» **Instructions to follow**: Each line of the material must be repeated precisely, with the pictures left out.

* Start *

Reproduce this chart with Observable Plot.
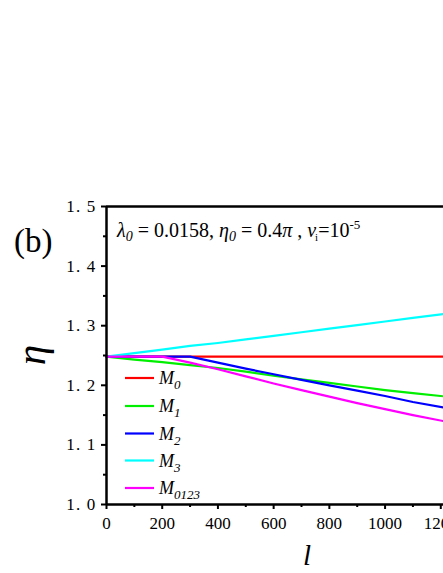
<!DOCTYPE html>
<html><head><meta charset="utf-8">
<script src="https://cdn.jsdelivr.net/npm/d3@7"></script>
<script src="https://cdn.jsdelivr.net/npm/@observablehq/plot@0.6"></script>
<style>
html,body{margin:0;padding:0;background:#fff;overflow:hidden;width:443px;height:573px;}
#chart{position:relative;width:443px;height:573px;overflow:hidden;}
#chart svg{max-width:none !important;width:520px !important;height:573px !important;display:block;}
</style></head>
<body><div id="chart"></div>
<script>
const ls = [0, 100, 200, 300, 400, 500, 600, 700, 800, 900, 1000, 1100, 1220];
const M0 = [1.248, 1.248, 1.248, 1.248, 1.248, 1.248, 1.248, 1.248, 1.248, 1.248, 1.248, 1.248, 1.248];
const M1 = [1.248, 1.243, 1.239, 1.234, 1.229, 1.223, 1.216, 1.210, 1.204, 1.198, 1.192, 1.187, 1.181];
const M2 = [1.248, 1.248, 1.248, 1.248, 1.238, 1.228, 1.2185, 1.209, 1.200, 1.191, 1.182, 1.172, 1.162];
const M3 = [1.248, 1.254, 1.260, 1.266, 1.271, 1.277, 1.283, 1.289, 1.295, 1.301, 1.307, 1.313, 1.320];
const M0123 = [1.248, 1.248, 1.248, 1.238, 1.227, 1.215, 1.203, 1.192, 1.181, 1.170, 1.160, 1.150, 1.139];
const seriesNames = ["M0", "M1", "M2", "M3", "M0123"];
const seriesSubs = ["0", "1", "2", "3", "0123"];
const seriesColors = ["#ff0000", "#00ee00", "#0000ff", "#00ffff", "#ff00ff"];
const xMajor = [0, 200, 400, 600, 800, 1000, 1200, 1400];
const xMinor = [100, 300, 500, 700, 900, 1100, 1300];
const yMajor = [1.0, 1.1, 1.2, 1.3, 1.4, 1.5];
const yMinor = [1.05, 1.15, 1.25, 1.35, 1.45];

const allSeries = [M0, M1, M2, M3, M0123];
const data = [];
allSeries.forEach((vals, i) => vals.forEach((v, j) => data.push({l: ls[j], eta: v, series: seriesNames[i]})));

const font = "'Liberation Serif', 'Times New Roman', serif";
const fmtY = d => d.toFixed(1).replace(".", ". ");

const plot = Plot.plot({
  width: 520, height: 573,
  marginLeft: 106, marginRight: 24, marginTop: 206, marginBottom: 69,
  x: {domain: [0, 1400]},
  y: {domain: [1.0, 1.5]},
  color: {domain: seriesNames, range: seriesColors},
  style: {fontFamily: font, fontSize: "16px", color: "#000", background: "#fff", maxWidth: "none"},
  marks: [
    Plot.line(data, {x: "l", y: "eta", stroke: "series", z: "series", strokeWidth: 2.2}),
    Plot.ruleX([0], {strokeWidth: 2.5}),
    Plot.ruleY([1.0], {strokeWidth: 2.5}),
    Plot.ruleY([1.5], {strokeWidth: 2.5}),
    Plot.axisX({ticks: xMajor, tickSize: 5, strokeWidth: 2, tickPadding: 7, tickFormat: d => String(d), label: null, fontSize: 17}),
    Plot.axisX({ticks: xMinor, tickSize: 3, strokeWidth: 2, tickFormat: () => "", label: null}),
    Plot.axisY({ticks: yMajor, tickSize: 5, strokeWidth: 2, tickPadding: 5, tickFormat: fmtY, label: null, fontSize: 17}),
    Plot.axisY({ticks: yMinor, tickSize: 3, strokeWidth: 2, tickFormat: () => "", label: null})
  ]
});
document.getElementById("chart").appendChild(plot);

const svg = d3.select(plot);
svg.selectAll('g[aria-label="y-axis tick label"] text').attr("letter-spacing", "1.2px");

// panel label
svg.append("text").attr("x", 14).attr("y", 252).attr("text-anchor", "start")
  .attr("font-family", font).attr("font-size", 33).text("(b)");
// parameter annotation
const ann = svg.append("text").attr("x", 117).attr("y", 237).attr("text-anchor", "start")
  .attr("font-family", font).attr("font-size", 20);
ann.append("tspan").attr("font-style", "italic").text("λ");
ann.append("tspan").attr("font-style", "italic").attr("font-size", 14).attr("dy", 4).text("0");
ann.append("tspan").attr("dy", -4).text(" = 0.0158, ");
ann.append("tspan").attr("font-style", "italic").text("η");
ann.append("tspan").attr("font-style", "italic").attr("font-size", 14).attr("dy", 4).text("0");
ann.append("tspan").attr("dy", -4).text(" = 0.4");
ann.append("tspan").attr("font-style", "italic").text("π");
ann.append("tspan").text(" , ");
ann.append("tspan").attr("font-style", "italic").text("ν");
ann.append("tspan").attr("font-size", 11).attr("dy", 4).attr("dx", -1).text("i");
ann.append("tspan").attr("dy", -4).text("=10");
ann.append("tspan").attr("font-size", 13).attr("dy", -8).text("-5");
// axis titles
svg.append("text").attr("transform", "translate(45,355) rotate(-90)").attr("text-anchor", "middle")
  .attr("font-family", font).attr("font-size", 41).attr("font-style", "italic").text("η");
svg.append("text").attr("x", 307).attr("y", 565).attr("text-anchor", "middle")
  .attr("font-family", font).attr("font-size", 29).attr("font-style", "italic").text("l");
// legend
const legY = [378, 406, 433.5, 460.5, 488];
seriesNames.forEach((name, i) => {
  const g = svg.append("g");
  g.append("line").attr("x1", 125).attr("x2", 154).attr("y1", legY[i]).attr("y2", legY[i])
    .attr("stroke", seriesColors[i]).attr("stroke-width", 2.2);
  const t = g.append("text").attr("x", 159).attr("y", legY[i] + 6).attr("text-anchor", "start")
    .attr("font-family", font).attr("font-size", 18).attr("font-style", "italic");
  t.append("tspan").text("M");
  t.append("tspan").attr("font-size", 13).attr("dy", 5).text(seriesSubs[i]);
});
</script></body></html>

* End *

» **Correct result**:
Reproduce this chart with Observable Plot.
<!DOCTYPE html>
<html><head><meta charset="utf-8">
<script src="https://cdn.jsdelivr.net/npm/d3@7"></script>
<script src="https://cdn.jsdelivr.net/npm/@observablehq/plot@0.6"></script>
<style>
html,body{margin:0;padding:0;background:#fff;overflow:hidden;width:443px;height:573px;}
#chart{position:relative;width:443px;height:573px;overflow:hidden;}
#chart svg{max-width:none !important;width:520px !important;height:573px !important;display:block;}
</style></head>
<body><div id="chart"></div>
<script>
const ls = [0, 100, 200, 300, 400, 500, 600, 700, 800, 900, 1000, 1100, 1220];
const M0 = [1.248, 1.248, 1.248, 1.248, 1.248, 1.248, 1.248, 1.248, 1.248, 1.248, 1.248, 1.248, 1.248];
const M1 = [1.248, 1.243, 1.239, 1.234, 1.229, 1.223, 1.216, 1.210, 1.204, 1.198, 1.192, 1.187, 1.181];
const M2 = [1.248, 1.248, 1.248, 1.248, 1.238, 1.228, 1.2185, 1.209, 1.200, 1.191, 1.182, 1.172, 1.162];
const M3 = [1.248, 1.254, 1.260, 1.266, 1.271, 1.277, 1.283, 1.289, 1.295, 1.301, 1.307, 1.313, 1.320];
const M0123 = [1.248, 1.248, 1.248, 1.238, 1.227, 1.215, 1.203, 1.192, 1.181, 1.170, 1.160, 1.150, 1.139];
const seriesNames = ["M0", "M1", "M2", "M3", "M0123"];
const seriesSubs = ["0", "1", "2", "3", "0123"];
const seriesColors = ["#ff0000", "#00ee00", "#0000ff", "#00ffff", "#ff00ff"];
const xMajor = [0, 200, 400, 600, 800, 1000, 1200, 1400];
const xMinor = [100, 300, 500, 700, 900, 1100, 1300];
const yMajor = [1.0, 1.1, 1.2, 1.3, 1.4, 1.5];
const yMinor = [1.05, 1.15, 1.25, 1.35, 1.45];

const allSeries = [M0, M1, M2, M3, M0123];
const data = [];
allSeries.forEach((vals, i) => vals.forEach((v, j) => data.push({l: ls[j], eta: v, series: seriesNames[i]})));

const font = "'Liberation Serif', 'Times New Roman', serif";
const fmtY = d => d.toFixed(1).replace(".", ". ");

const plot = Plot.plot({
  width: 520, height: 573,
  marginLeft: 106, marginRight: 24, marginTop: 206, marginBottom: 69,
  x: {domain: [0, 1400]},
  y: {domain: [1.0, 1.5]},
  color: {domain: seriesNames, range: seriesColors},
  style: {fontFamily: font, fontSize: "16px", color: "#000", background: "#fff", maxWidth: "none"},
  marks: [
    Plot.line(data, {x: "l", y: "eta", stroke: "series", z: "series", strokeWidth: 2.2}),
    Plot.ruleX([0], {strokeWidth: 2.5}),
    Plot.ruleY([1.0], {strokeWidth: 2.5}),
    Plot.ruleY([1.5], {strokeWidth: 2.5}),
    Plot.axisX({ticks: xMajor, tickSize: 5, strokeWidth: 2, tickPadding: 7, tickFormat: d => String(d), label: null, fontSize: 17}),
    Plot.axisX({ticks: xMinor, tickSize: 3, strokeWidth: 2, tickFormat: () => "", label: null}),
    Plot.axisY({ticks: yMajor, tickSize: 5, strokeWidth: 2, tickPadding: 5, tickFormat: fmtY, label: null, fontSize: 17}),
    Plot.axisY({ticks: yMinor, tickSize: 3, strokeWidth: 2, tickFormat: () => "", label: null})
  ]
});
document.getElementById("chart").appendChild(plot);

const svg = d3.select(plot);
svg.selectAll('g[aria-label="y-axis tick label"] text').attr("letter-spacing", "1.2px");

// panel label
svg.append("text").attr("x", 14).attr("y", 252).attr("text-anchor", "start")
  .attr("font-family", font).attr("font-size", 33).text("(b)");
// parameter annotation
const ann = svg.append("text").attr("x", 117).attr("y", 237).attr("text-anchor", "start")
  .attr("font-family", font).attr("font-size", 20);
ann.append("tspan").attr("font-style", "italic").text("λ");
ann.append("tspan").attr("font-style", "italic").attr("font-size", 14).attr("dy", 4).text("0");
ann.append("tspan").attr("dy", -4).text(" = 0.0158, ");
ann.append("tspan").attr("font-style", "italic").text("η");
ann.append("tspan").attr("font-style", "italic").attr("font-size", 14).attr("dy", 4).text("0");
ann.append("tspan").attr("dy", -4).text(" = 0.4");
ann.append("tspan").attr("font-style", "italic").text("π");
ann.append("tspan").text(" , ");
ann.append("tspan").attr("font-style", "italic").text("ν");
ann.append("tspan").attr("font-size", 11).attr("dy", 4).attr("dx", -1).text("i");
ann.append("tspan").attr("dy", -4).text("=10");
ann.append("tspan").attr("font-size", 13).attr("dy", -8).text("-5");
// axis titles
svg.append("text").attr("transform", "translate(45,355) rotate(-90)").attr("text-anchor", "middle")
  .attr("font-family", font).attr("font-size", 41).attr("font-style", "italic").text("η");
svg.append("text").attr("x", 307).attr("y", 565).attr("text-anchor", "middle")
  .attr("font-family", font).attr("font-size", 29).attr("font-style", "italic").text("l");
// legend
const legY = [378, 406, 433.5, 460.5, 488];
seriesNames.forEach((name, i) => {
  const g = svg.append("g");
  g.append("line").attr("x1", 125).attr("x2", 154).attr("y1", legY[i]).attr("y2", legY[i])
    .attr("stroke", seriesColors[i]).attr("stroke-width", 2.2);
  const t = g.append("text").attr("x", 159).attr("y", legY[i] + 6).attr("text-anchor", "start")
    .attr("font-family", font).attr("font-size", 18).attr("font-style", "italic");
  t.append("tspan").text("M");
  t.append("tspan").attr("font-size", 13).attr("dy", 5).text(seriesSubs[i]);
});
</script></body></html>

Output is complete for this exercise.